Karin Baur
Ruhr University Bochum

Frieze patterns, surfaces and representation theory

Abstract. Triangulations of polygons correspond to Coxeter's frieze patterns. These are finite frieze patterns and they are linked to cluster categories in type A. We explain how infinite frieze patterns arise from triangulations of surfaces and discuss their growth behaviour. In particular, we show that in affine types, this growth is well behaved and can be viewed as an invariant of the associated cluster category.

Wen Chang
Shaanxi Normal University

Tilting-completion for gentle algebras

Abstract. It is proved that any almost tilting module over a gentle algebra is partial tilting, that is, it can be completed to a tilting module. Furthermore, it has at most 2n complements, which partially confirms a conjecture of Happel for the case of gentle algebras. At the same time, for any n ≥ 3 and 1 ≤ m ≤ n–2, there always exists a connected gentle algebra with rank n and a pre-tilting module over it with rank m which is not partial tilting. The tool we use is the surface model associated with the module category of a gentle algebra. The main technique is doing inductions by cutting the surface, which is expected to be useful elsewhere.

Steffen Koenig
University of Stuttgart

Homological stability for diagram algebras 

Abstract. This talk is about homological stability in the sense of Nakaoka stability. Given a sequence of algebraic objects (indexed by n), for instance symmetric groups, related by natural maps, one considers graded homological invariants, for instance homology, aka Tor(k,k) groups.

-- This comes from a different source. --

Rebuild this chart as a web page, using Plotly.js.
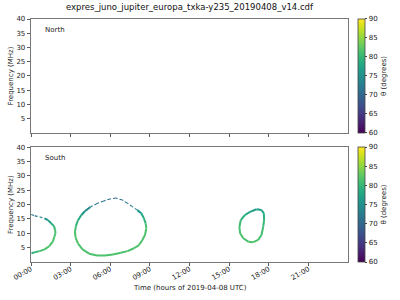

The sequence is said to satisfy homological stability, if the induced maps between degree i homology are isomorphisms for n large enough with respect to i. In 1960, Nakaoka proved homological stability for symmetric groups.
In 2021, Boyd, Hepworth and Patzt used Nakaoka's result to establish homological stability for Brauer algebras. Actually they proved a strong version when a certain parameter is invertible, and a weaker version – needing different methods – otherwise. Similar results have been obtained for some other diagram algebras.
In joint work in progress with Anne Henke and Geetha Thangavelu, algebraic structures behind such results are explained that yield the strong version of homological stability for Brauer algebras and other diagram algebras, and that explain why the weaker version needs to be weaker.

Chris Parker
Bielefeld University

New developments on existence and classification results for t-structures

Abstract. I will survey recent developments for (non-)existence, classification, and obstruction related results regarding t-structures on triangulated categories coming from algebraic geometry and representation theory. In particular, relating to Neeman's solution of a bold conjecture of Antieau, Gepner, and Heller regarding the existence of bounded t-structures on triangulated categories coming from finite dimensional Noetherian schemes, and a recent generalisation of this theorem to triangulated categories with finite finitistic dimension. This generalised version of Neeman's theorem has many applications in new contexts, for example: associative rings, connective E₁-rings, non-positive DG rings, algebraic stacks, and even triangulated categories without models. I will also talk about classification results for such t-structures, generalizing some recent work of Takahashi on finite dimensional Cohen–Macaulay excellent rings, and of Smith for finite dimensional Noetherian rings, to non-affine settings. These results are joint work with many people which spans a few articles, namely Rudradip Biswas, Hongxing Chen, Alex Clark, Pat Lank, Kabeer Manali Rahul, and Junhua Zheng.

Kyungmin Rho
Paderborn University

Geometric Fukaya category of surfaces and its applications to representation theory

Abstract. We broadly sketch homological mirror symmetry of the geometric Fukaya category of surfaces (A-side) with two grading structures: Z-grading and Z₂-grading. In the Z-graded case, it is related to the derived category of gentle algebras, and to the derived category of coherent sheaves on non-commutative singular curves (B-side). In the Z₂-graded case, it is related to the category of matrix factorizations of Landau–Ginzburg models, and to the category of Cohen–Macaulay sheaves on normal crossing surface singularities (B-side). We discuss representation of objects in each category and their connections with some concrete examples.